An important limitation of our study was that, in each province, the respondents were selected from the capital and one major city. Therefore, the results may not be generalizable to rural areas. Another limitation was that, in a trade-off between representativeness and accuracy, we decided to adopt street-based sampling. Our experience showed that, in Iran, street-based interviews are optimal for prevalence estimation of sensitive characteristics, which may partially be due to its confidentiality. This method suffers from the fact that not all members of the population have an equal chance of being interviewed. Furthermore, due to the stigma around drug-related behaviors and methodological challenges, the estimated sizes should be interpreted with caution. We recommend triangulating our results with other available data to get a more robust size estimate.

Moreover, our estimations were based on self-report responses of the respondents on behalf of their network size. Although we applied the correction factors to address the invisibility, the results should be interpreted with caution. Lastly, our estimations were based on data obtained in 2016, so these might not provide a current picture of substance use in Iran. However, these estimations can still be helpful and informative for policy planning and resource allocation. These are the most updated/recent data on population size estimation for substance use at the national level.


In this research, we observed an increasing trend in the prevalence of drug use in Iran.
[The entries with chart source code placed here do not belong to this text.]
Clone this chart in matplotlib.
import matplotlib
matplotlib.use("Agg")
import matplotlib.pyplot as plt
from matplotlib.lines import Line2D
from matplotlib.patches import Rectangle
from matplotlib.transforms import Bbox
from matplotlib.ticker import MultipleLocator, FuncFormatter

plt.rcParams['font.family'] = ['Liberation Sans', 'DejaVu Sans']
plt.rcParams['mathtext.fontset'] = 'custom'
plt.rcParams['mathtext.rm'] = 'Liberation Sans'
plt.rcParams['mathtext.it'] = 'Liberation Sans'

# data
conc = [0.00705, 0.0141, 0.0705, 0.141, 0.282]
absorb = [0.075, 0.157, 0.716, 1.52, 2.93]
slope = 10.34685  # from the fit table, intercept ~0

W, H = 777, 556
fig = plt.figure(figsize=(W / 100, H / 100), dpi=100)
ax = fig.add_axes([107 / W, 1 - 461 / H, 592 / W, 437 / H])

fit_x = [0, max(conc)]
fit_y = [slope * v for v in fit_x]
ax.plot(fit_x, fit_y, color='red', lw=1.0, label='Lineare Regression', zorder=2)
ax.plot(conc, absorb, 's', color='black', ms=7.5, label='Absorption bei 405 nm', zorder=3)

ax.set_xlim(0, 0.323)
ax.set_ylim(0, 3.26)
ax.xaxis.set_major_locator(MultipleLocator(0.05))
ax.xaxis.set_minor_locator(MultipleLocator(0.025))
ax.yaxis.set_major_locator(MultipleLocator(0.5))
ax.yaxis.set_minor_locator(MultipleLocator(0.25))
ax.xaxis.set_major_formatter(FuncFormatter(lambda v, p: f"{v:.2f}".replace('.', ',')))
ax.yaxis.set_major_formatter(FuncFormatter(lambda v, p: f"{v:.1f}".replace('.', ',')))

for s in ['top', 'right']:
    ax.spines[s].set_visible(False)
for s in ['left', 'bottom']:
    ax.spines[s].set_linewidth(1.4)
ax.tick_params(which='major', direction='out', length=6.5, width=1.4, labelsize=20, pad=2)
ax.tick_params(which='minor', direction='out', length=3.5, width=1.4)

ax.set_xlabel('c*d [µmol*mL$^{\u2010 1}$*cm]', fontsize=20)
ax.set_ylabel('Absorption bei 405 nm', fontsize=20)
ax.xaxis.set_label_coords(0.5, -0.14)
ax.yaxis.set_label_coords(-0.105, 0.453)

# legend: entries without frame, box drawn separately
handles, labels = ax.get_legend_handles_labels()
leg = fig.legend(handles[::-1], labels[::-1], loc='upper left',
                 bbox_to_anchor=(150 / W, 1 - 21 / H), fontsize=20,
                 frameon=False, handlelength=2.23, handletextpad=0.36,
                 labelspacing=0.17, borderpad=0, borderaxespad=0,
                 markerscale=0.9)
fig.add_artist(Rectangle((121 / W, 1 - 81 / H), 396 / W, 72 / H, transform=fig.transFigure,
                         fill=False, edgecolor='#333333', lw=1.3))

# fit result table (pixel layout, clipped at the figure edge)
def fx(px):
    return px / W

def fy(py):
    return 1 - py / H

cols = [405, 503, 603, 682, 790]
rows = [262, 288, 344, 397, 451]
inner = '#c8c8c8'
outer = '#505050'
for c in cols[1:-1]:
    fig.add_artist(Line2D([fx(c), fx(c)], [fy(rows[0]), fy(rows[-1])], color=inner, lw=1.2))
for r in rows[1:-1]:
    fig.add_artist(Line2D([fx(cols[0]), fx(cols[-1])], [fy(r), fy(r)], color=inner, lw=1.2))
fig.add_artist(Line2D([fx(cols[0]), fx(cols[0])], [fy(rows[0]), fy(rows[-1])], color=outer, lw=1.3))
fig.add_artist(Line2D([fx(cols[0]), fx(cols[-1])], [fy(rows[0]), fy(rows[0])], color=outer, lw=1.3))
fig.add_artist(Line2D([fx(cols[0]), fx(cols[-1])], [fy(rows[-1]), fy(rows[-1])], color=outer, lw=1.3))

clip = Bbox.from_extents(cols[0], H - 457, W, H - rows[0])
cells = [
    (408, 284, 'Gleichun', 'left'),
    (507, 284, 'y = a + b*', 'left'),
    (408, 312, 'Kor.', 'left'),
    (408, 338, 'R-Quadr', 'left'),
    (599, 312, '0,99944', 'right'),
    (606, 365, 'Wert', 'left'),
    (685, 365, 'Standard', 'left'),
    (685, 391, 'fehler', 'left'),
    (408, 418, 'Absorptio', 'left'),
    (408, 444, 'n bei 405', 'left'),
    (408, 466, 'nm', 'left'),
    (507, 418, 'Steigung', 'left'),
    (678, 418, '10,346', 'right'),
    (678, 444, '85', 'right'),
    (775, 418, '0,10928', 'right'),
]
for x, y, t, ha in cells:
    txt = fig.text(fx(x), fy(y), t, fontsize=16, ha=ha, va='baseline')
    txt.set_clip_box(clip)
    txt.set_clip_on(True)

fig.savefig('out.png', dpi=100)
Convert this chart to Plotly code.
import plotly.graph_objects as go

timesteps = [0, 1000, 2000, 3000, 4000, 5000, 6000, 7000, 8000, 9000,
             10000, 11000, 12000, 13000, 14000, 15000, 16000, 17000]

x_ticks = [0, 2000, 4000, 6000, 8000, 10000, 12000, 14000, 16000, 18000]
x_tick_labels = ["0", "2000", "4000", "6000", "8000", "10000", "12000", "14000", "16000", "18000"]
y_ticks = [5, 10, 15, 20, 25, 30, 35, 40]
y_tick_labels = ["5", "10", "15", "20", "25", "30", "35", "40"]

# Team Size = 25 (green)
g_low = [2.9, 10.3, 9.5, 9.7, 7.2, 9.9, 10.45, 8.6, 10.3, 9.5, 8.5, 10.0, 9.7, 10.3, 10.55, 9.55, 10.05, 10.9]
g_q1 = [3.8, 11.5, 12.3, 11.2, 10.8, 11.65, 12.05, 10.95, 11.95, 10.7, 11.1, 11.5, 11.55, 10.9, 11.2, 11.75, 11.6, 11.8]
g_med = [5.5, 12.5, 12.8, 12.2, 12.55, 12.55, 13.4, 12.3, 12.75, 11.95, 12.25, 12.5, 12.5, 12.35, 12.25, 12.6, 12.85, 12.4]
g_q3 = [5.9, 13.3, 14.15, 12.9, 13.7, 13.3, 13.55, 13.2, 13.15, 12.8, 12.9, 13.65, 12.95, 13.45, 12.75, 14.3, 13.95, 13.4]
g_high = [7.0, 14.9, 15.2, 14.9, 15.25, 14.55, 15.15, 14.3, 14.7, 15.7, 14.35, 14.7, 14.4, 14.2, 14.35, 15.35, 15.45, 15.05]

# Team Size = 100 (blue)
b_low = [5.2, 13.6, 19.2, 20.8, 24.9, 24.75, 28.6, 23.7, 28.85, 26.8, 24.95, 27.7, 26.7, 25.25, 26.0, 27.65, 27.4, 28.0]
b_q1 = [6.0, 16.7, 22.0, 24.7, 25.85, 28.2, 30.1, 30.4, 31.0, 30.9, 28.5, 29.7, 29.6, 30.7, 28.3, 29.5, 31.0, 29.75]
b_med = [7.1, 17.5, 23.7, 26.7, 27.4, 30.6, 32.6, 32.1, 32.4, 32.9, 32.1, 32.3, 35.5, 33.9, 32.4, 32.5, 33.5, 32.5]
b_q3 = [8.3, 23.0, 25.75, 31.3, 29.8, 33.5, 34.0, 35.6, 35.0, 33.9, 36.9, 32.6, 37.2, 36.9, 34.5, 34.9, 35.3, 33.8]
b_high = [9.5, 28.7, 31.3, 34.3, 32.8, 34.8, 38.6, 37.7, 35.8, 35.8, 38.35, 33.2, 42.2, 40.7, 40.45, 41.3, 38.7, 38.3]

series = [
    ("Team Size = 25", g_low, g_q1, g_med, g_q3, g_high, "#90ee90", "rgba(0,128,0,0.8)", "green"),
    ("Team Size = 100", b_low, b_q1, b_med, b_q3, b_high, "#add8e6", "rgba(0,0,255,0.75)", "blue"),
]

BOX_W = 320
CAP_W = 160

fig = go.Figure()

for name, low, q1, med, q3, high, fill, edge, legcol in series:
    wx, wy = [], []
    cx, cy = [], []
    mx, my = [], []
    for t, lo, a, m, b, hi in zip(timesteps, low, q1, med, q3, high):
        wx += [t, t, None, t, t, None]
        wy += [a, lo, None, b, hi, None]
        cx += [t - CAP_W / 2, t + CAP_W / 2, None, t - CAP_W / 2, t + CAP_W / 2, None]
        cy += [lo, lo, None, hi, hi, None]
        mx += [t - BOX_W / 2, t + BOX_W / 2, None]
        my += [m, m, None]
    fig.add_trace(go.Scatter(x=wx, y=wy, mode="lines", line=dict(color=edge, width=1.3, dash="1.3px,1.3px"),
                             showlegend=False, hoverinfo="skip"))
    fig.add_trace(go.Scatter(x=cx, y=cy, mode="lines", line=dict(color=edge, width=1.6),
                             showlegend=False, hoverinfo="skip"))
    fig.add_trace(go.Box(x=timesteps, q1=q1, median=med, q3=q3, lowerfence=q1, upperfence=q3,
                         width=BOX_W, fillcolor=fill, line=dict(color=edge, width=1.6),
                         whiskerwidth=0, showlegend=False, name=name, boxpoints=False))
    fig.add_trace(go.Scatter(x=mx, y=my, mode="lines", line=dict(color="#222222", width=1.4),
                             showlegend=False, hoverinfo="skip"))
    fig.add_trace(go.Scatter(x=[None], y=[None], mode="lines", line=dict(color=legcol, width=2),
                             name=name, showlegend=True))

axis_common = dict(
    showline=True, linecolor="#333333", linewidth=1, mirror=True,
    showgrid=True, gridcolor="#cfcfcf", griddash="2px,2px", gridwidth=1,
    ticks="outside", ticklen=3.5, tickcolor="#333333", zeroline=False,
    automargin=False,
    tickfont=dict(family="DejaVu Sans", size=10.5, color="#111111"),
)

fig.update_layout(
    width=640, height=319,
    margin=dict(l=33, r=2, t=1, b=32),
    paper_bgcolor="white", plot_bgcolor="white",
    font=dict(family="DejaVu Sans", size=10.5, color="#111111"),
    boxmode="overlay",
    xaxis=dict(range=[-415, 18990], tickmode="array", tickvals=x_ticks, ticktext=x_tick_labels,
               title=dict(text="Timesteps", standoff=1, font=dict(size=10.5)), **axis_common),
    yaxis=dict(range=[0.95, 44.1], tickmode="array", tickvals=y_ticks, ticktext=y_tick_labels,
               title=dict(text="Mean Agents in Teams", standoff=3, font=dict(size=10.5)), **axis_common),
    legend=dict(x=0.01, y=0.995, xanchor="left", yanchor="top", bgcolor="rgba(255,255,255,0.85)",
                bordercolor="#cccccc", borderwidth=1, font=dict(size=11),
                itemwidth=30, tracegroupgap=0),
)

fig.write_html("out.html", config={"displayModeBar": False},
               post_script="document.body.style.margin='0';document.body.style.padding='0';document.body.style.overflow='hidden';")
Opium was found to be the most frequently used drug in all age and gender groups. Also, drug use was more prevalent among men than among women, which may be due to a higher level of stigma and the current cultural context for the population of women. In terms of age groups, drug use was more prevalent among the young and middle-aged populations aged between 18 and 50 years old, which might be due to the higher economic, social, and emotional pressures experienced by these age groups. Our results suggest that a range of interventions programs should be designed for different age and gender groups.


The authors are grateful to the provincial interviewers assisting in data collection. We also acknowledge the Ministry of Health and Medical Education for funding this study. MS was supported by the Canadian Institute of Health Research (CIHR). MK was supported by the Pierre Elliott Trudeau Foundation Doctoral Scholarship.

Ethical issues

We explained the aim of the study to the participants, and only those who verbally agreed to fill in the questionnaires were recruited. The ethics committee of Kerman University of Medical Sciences has approved the research protocol. The code number and ethical approvals were 910208 and 163/90/KA, respectively.

Competing interests

Authors declare that they have no competing interests.

Authors’ contributions

All authors contributed to the study conception and design. Data collection was performed by AR. Data analysis was performed by AR, MRB, and all authors contributed to interpretation. The first draft of the manuscript was written by AR, AH, and MRB and all authors commented on previous versions of the manuscript. All authors read and approved the final manuscript.


This work was supported by the Ministry of Health and Medical Education, Tehran, Iran. This work has been granted by the Ministry of Health and Medical Education (grant number: 97000071).